Admettant qu’il est possible à la fois de pleurer cette forme de vie qui disparaît et de reconnaître qu’elle s’était déjà immensément appauvrie, Agamben termine son texte en déplorant que peu de professeur·es refuseront « la nouvelle dictature télématique » et en implorant « les étudiants qui aiment vraiment l’étude » de

refuser de s’inscrire à l’université ainsi transformée et, comme à l’origine, [de] se constituer en nouvelles universitates, à l’intérieur desquelles seulement, face à la barbarie technologique, pourra rester vivante la parole du passé et naître – si elle vient à naître – quelque chose comme une nouvelle culture.

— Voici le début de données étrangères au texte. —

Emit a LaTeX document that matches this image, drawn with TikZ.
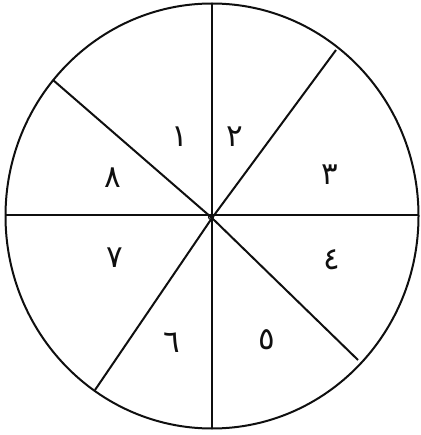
\documentclass[tikz,border=0pt]{standalone}
\usepackage{fontspec}
\newfontfamily\arabicfont[Script=Arabic]{DejaVu Sans}
\TeXXeTstate=1
\definecolor{inkblack}{RGB}{15,15,15}

\begin{document}
\begin{tikzpicture}[x=1pt,y=-1pt,
    rim/.style={inkblack,line width=2pt},
    spoke/.style={inkblack,line width=2pt},
    digit/.style={inkblack,font=\arabicfont\fontsize{31}{34}\selectfont}]
        \useasboundingbox (0,0) rectangle (420,435);
        \coordinate (o) at (212,216);
        % Wheel
        \draw[rim] (o) ellipse (206.5pt and 212.5pt);
        % Spokes
        \draw[spoke] (212,3) -- (212,428);
        \draw[spoke] (5,215) -- (418,215);
        \draw[spoke] (336,50) -- (212,218) -- (95,390);
        \draw[spoke] (53,80) -- (212,218) -- (358,360);
        % Hub
        \draw[inkblack,line width=1.2pt] (211,217) circle (2.5pt);
        % Sector numbers
        \node[digit] (n1) at (180,137) {\beginR ١\endR};
        \node[digit] (n2) at (235,137) {\beginR ٢\endR};
        \node[digit] (n3) at (330,175) {\beginR ٣\endR};
        \node[digit] (n4) at (332,260) {\beginR ٤\endR};
        \node[digit] (n5) at (267,340) {\beginR ٥\endR};
        \node[digit] (n6) at (172,343) {\beginR ٦\endR};
        \node[digit] (n7) at (115,258) {\beginR ٧\endR};
        \node[digit] (n8) at (113,178) {\beginR ٨\endR};
      \end{tikzpicture}
\end{document}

Cette invitation m’évoque le « néo-médiévalisme » que certains observateurs voient dans notre présent, que ce soit dans la redécouverte des gloses et des liturgies anciennes par des gens comme Agamben, dans la fascination pour l’étude juive de la Torah et du Talmud dans les yechivot, dans l’émergence de nouvelles formes de servage et de pouvoirs locaux armés un peu partout sur la planète, ou encore dans la réinvention des modes d’habitation en commun par les jeunes qui n’ont accès ni à la propriété, ni à des logements décents. Ces derniers pourraient bien envisager d’investir en commun les monastères et les abbayes que les communautés religieuses vieillissantes doivent laisser derrière elle, en cherchant souvent à ce qu’une nouvelle vie puisse y trouver son compte dans le sillon de la leur. Ne seraient-ce pas là des lieux tout désignés pour mener une vie à la fois communautaire et contemplative, autonome et dévote? Autour du feu, les soirs d’été, beaucoup en rêvent!

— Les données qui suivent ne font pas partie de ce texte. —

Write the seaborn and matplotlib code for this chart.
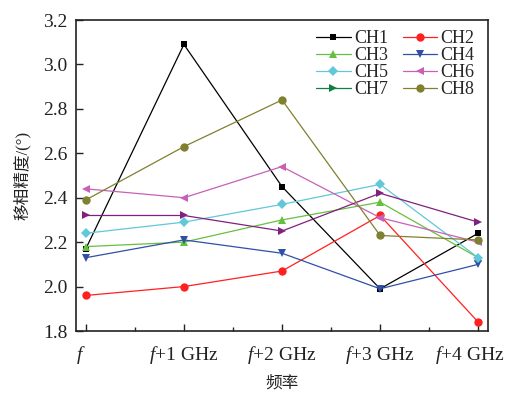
import matplotlib
matplotlib.use("Agg")
import matplotlib.pyplot as plt
import matplotlib.transforms as mtransforms
import seaborn as sns
import pandas as pd
from matplotlib.lines import Line2D
from matplotlib.ticker import MultipleLocator

sns.set_theme(style="ticks")
plt.rcParams['font.family'] = ['Liberation Serif', 'Noto Sans CJK SC']
plt.rcParams['mathtext.fontset'] = 'custom'
plt.rcParams['mathtext.it'] = 'Liberation Serif:italic'
plt.rcParams['mathtext.rm'] = 'Liberation Serif'

x_labels = ["$f$", "$f$+1 GHz", "$f$+2 GHz", "$f$+3 GHz", "$f$+4 GHz"]
x_pos = [0, 1, 2, 3, 4]
ch1 = [2.17, 3.09, 2.45, 1.99, 2.24]
ch2 = [1.96, 2.00, 2.07, 2.32, 1.84]
ch3 = [2.18, 2.20, 2.30, 2.38, 2.13]
ch4 = [2.13, 2.21, 2.15, 1.99, 2.10]
ch5 = [2.24, 2.29, 2.37, 2.46, 2.13]
ch6 = [2.44, 2.40, 2.54, 2.31, 2.20]
ch7 = [2.32, 2.32, 2.25, 2.42, 2.29]
ch8 = [2.39, 2.63, 2.84, 2.23, 2.21]
names = ["CH1", "CH2", "CH3", "CH4", "CH5", "CH6", "CH7", "CH8"]
series = [ch1, ch2, ch3, ch4, ch5, ch6, ch7, ch8]

colors = ["#000000", "#FF2020", "#66C040", "#3050A8", "#60C8D8", "#C860B8", "#802080", "#808030"]
legend_colors = ["#000000", "#FF2020", "#66C040", "#3050A8", "#60C8D8", "#C860B8", "#108040", "#808030"]
markers = ["s", "o", "^", "v", "D", "<", ">", "o"]
msizes = [5, 6, 6, 6, 5, 6, 6, 6]

fig = plt.figure(figsize=(5.05, 3.93), dpi=100)
ax = fig.add_axes([76/505, 62/393, 412/505, 311/393])

for name, vals, c, m, ms in zip(names, series, colors, markers, msizes):
    df = pd.DataFrame({"x": x_pos, "y": vals})
    sns.lineplot(data=df, x="x", y="y", ax=ax, color=c, marker=m, markersize=ms,
                 markeredgewidth=0, linewidth=0.9, legend=False)

ax.set_xlim(-0.1, 4.1)
ax.set_ylim(1.8, 3.2)
ax.set_xticks(x_pos)
ax.set_xticklabels(x_labels)
ax.xaxis.set_minor_locator(MultipleLocator(0.5))
ax.yaxis.set_major_locator(MultipleLocator(0.2))
ax.yaxis.set_major_formatter(matplotlib.ticker.FormatStrFormatter('%.1f'))
ax.tick_params(axis='both', which='major', direction='in', length=5, width=1, labelsize=14, colors='#222222')
ax.tick_params(axis='x', which='minor', direction='in', length=3, width=1, bottom=True)
ax.tick_params(axis='x', which='major', pad=9)
ax.tick_params(axis='y', which='major', pad=6)
for s in ax.spines.values():
    s.set_linewidth(1.2)
    s.set_color('#222222')

# nudge first and last x tick labels left, as in the reference
xt = ax.get_xticklabels()
xt[0].set_transform(xt[0].get_transform() + mtransforms.ScaledTranslation(-5/100, 0, fig.dpi_scale_trans))
xt[-1].set_transform(xt[-1].get_transform() + mtransforms.ScaledTranslation(-9/100, 0, fig.dpi_scale_trans))

ax.set_xlabel("频率", fontsize=12, color='#222222', labelpad=7)
ax.set_ylabel("移相精度/(°)", fontsize=12, color='#222222', labelpad=9)

order = [0, 2, 4, 6, 1, 3, 5, 7]
handles = [Line2D([0], [0], color=legend_colors[i], marker=markers[i], markersize=msizes[i],
                  markeredgewidth=0, linewidth=0.9) for i in order]
labels = [names[i] for i in order]
ax.legend(handles, labels, ncol=2, loc='upper right', frameon=False, fontsize=13,
          handlelength=1.9, handletextpad=0.2, columnspacing=0.8, labelspacing=0.0,
          borderaxespad=0.0, bbox_to_anchor=(0.985, 0.99))

fig.savefig("out.png", dpi=100)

Cela se discute depuis des années, mais la conjoncture actuelle pourrait offrir une occasion unique de mettre à exécution ces projets rêveurs et utopiques – ces projets d’étudiant·es, justement. Le temps presse sans doute plus qu’on le pense, car en plus de l’état problématique de plusieurs bâtiments, il faut savoir que des universités instituées ont déjà recours à des locaux ecclésiaux, comme l’Université de Sherbrooke, par exemple, qui annonce qu’elle donnera des cours dans un ancien couvent et dans trois églises à l’automne 2020. Enfin, n’oublions pas les projets populistes de droite, comme celui de Steve Bannon et de l’institut Dignitatis Humanae, qui cherche à s’établir dans un ancien monastère, dans les montagnes italiennes, et qui rencontre plusieurs résistances, tant du point de vue social que du point de vue patrimonial. L’habitation est aussi un terrain d’affrontement des forces en présence.


Notes

[1] « Du livre à l’écran », dans Le feu et le récit, trad. Martin Rueff, Paris, Payot & Rivages, 2015, pp. 123-124 (italiques dans l’original).

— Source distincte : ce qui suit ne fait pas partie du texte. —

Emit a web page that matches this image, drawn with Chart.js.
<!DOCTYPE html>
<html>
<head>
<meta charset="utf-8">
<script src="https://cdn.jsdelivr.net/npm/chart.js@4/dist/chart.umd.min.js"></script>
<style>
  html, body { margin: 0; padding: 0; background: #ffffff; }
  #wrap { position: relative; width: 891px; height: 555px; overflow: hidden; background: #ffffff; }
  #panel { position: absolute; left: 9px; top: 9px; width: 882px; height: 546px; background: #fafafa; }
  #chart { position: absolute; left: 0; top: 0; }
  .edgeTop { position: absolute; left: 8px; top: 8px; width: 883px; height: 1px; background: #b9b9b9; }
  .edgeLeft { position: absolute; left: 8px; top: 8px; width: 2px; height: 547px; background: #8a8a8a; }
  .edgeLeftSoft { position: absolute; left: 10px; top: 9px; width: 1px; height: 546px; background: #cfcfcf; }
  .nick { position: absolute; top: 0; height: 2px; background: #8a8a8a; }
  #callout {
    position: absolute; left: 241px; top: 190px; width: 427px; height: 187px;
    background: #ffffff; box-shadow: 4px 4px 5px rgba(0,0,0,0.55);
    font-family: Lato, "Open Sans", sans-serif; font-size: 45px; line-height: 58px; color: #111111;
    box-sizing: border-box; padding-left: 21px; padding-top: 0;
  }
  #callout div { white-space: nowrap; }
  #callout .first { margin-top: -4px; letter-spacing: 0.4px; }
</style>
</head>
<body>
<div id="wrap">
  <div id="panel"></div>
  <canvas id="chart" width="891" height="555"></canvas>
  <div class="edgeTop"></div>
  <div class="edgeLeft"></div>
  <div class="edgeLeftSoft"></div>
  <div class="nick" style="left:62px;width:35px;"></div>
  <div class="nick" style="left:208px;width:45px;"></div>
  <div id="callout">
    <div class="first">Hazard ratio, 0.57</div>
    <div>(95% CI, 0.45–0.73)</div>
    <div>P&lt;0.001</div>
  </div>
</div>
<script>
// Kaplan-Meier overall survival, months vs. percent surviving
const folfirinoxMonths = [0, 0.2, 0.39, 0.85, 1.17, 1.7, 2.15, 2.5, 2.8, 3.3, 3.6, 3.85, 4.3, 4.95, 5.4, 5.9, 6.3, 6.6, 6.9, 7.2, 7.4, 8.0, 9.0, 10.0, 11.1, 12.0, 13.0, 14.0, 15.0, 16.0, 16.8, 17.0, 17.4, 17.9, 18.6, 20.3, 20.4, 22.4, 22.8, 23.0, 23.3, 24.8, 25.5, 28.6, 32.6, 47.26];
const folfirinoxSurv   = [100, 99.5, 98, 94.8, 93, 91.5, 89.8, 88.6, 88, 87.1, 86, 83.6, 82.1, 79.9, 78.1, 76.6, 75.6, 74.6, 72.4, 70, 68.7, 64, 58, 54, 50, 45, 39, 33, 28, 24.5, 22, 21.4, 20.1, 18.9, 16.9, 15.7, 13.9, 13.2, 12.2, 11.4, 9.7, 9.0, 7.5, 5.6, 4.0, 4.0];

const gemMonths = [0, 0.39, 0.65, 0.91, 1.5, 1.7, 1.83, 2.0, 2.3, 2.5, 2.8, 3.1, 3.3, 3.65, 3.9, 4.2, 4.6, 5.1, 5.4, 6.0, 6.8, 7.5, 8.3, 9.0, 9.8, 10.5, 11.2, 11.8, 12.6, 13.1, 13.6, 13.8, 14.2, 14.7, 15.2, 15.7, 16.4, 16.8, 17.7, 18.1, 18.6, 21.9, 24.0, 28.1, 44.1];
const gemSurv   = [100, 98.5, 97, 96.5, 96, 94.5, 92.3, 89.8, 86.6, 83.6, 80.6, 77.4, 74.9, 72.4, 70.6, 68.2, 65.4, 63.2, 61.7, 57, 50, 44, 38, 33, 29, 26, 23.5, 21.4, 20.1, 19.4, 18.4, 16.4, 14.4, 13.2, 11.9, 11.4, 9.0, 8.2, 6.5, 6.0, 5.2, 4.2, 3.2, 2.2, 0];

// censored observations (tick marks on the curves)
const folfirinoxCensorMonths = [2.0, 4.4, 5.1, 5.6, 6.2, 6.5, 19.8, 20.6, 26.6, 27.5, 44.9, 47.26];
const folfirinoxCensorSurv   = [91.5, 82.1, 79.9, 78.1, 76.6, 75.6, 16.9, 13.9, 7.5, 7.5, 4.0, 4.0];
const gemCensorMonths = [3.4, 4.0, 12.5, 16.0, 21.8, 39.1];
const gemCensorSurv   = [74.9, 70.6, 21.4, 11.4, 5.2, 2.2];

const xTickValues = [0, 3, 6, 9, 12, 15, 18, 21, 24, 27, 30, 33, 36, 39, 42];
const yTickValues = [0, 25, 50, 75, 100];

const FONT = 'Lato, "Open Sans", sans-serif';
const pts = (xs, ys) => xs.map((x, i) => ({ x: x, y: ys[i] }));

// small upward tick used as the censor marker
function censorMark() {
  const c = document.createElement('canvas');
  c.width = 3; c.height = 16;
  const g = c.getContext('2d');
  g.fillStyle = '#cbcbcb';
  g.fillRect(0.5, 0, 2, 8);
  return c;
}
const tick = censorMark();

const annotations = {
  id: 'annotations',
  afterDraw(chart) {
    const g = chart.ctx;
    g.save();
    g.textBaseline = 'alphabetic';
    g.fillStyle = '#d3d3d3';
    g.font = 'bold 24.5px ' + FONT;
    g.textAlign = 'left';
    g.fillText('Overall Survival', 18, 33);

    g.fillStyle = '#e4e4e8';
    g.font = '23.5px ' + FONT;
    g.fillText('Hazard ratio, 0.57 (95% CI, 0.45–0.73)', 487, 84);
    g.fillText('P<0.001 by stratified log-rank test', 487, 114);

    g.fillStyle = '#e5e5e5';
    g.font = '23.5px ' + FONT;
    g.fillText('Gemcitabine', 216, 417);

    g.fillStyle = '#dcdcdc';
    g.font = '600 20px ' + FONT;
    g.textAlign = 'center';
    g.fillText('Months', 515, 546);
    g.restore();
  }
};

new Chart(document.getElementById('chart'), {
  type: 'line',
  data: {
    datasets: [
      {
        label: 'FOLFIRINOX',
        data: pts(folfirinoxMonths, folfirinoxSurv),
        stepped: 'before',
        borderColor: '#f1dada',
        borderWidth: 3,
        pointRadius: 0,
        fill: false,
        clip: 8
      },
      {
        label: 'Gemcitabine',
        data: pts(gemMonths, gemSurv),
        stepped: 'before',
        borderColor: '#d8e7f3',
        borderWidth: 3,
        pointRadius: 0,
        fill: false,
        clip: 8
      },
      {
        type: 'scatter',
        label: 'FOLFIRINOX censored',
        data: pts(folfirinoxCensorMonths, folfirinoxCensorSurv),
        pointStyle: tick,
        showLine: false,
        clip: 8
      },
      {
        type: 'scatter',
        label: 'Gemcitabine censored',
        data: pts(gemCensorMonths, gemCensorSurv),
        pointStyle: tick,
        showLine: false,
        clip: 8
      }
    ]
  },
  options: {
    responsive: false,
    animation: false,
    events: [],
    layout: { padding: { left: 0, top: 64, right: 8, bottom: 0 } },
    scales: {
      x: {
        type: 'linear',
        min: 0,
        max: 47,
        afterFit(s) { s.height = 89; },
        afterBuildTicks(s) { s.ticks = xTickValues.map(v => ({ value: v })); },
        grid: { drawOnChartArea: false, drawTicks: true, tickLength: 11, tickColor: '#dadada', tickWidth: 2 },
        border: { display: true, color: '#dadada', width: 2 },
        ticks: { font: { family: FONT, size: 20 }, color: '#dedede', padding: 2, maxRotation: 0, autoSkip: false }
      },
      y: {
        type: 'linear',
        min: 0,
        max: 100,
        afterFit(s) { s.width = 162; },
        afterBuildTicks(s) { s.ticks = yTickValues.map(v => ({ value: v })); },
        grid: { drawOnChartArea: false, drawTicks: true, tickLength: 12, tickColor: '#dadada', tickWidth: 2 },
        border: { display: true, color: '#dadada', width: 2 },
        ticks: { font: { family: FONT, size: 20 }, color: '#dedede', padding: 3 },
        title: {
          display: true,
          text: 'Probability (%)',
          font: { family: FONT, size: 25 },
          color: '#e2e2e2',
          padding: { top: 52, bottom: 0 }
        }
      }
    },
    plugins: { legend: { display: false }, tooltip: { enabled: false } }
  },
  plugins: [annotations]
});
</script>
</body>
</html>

[2] En plus de renvoyer à ma critique récente du livre Spinal Catastrophism, j’aimerais faire mémoire d’une présentation qui a eu lieu au pub Saint-Patrick, à Québec en mai 2008, lors du premier (et, à ce jour, unique) colloque off-Acfas de l’histoire. Lors de l’événement intitulé Politique de l’université, Tina Lafrance, une étudiante de maîtrise, présenta un important projet de recherche sur ce que l’étude, l’université et, plus particulièrement, l’écriture font au corps. Plus tard, elle a abandonné le projet et les études. Cela n’est pas anodin.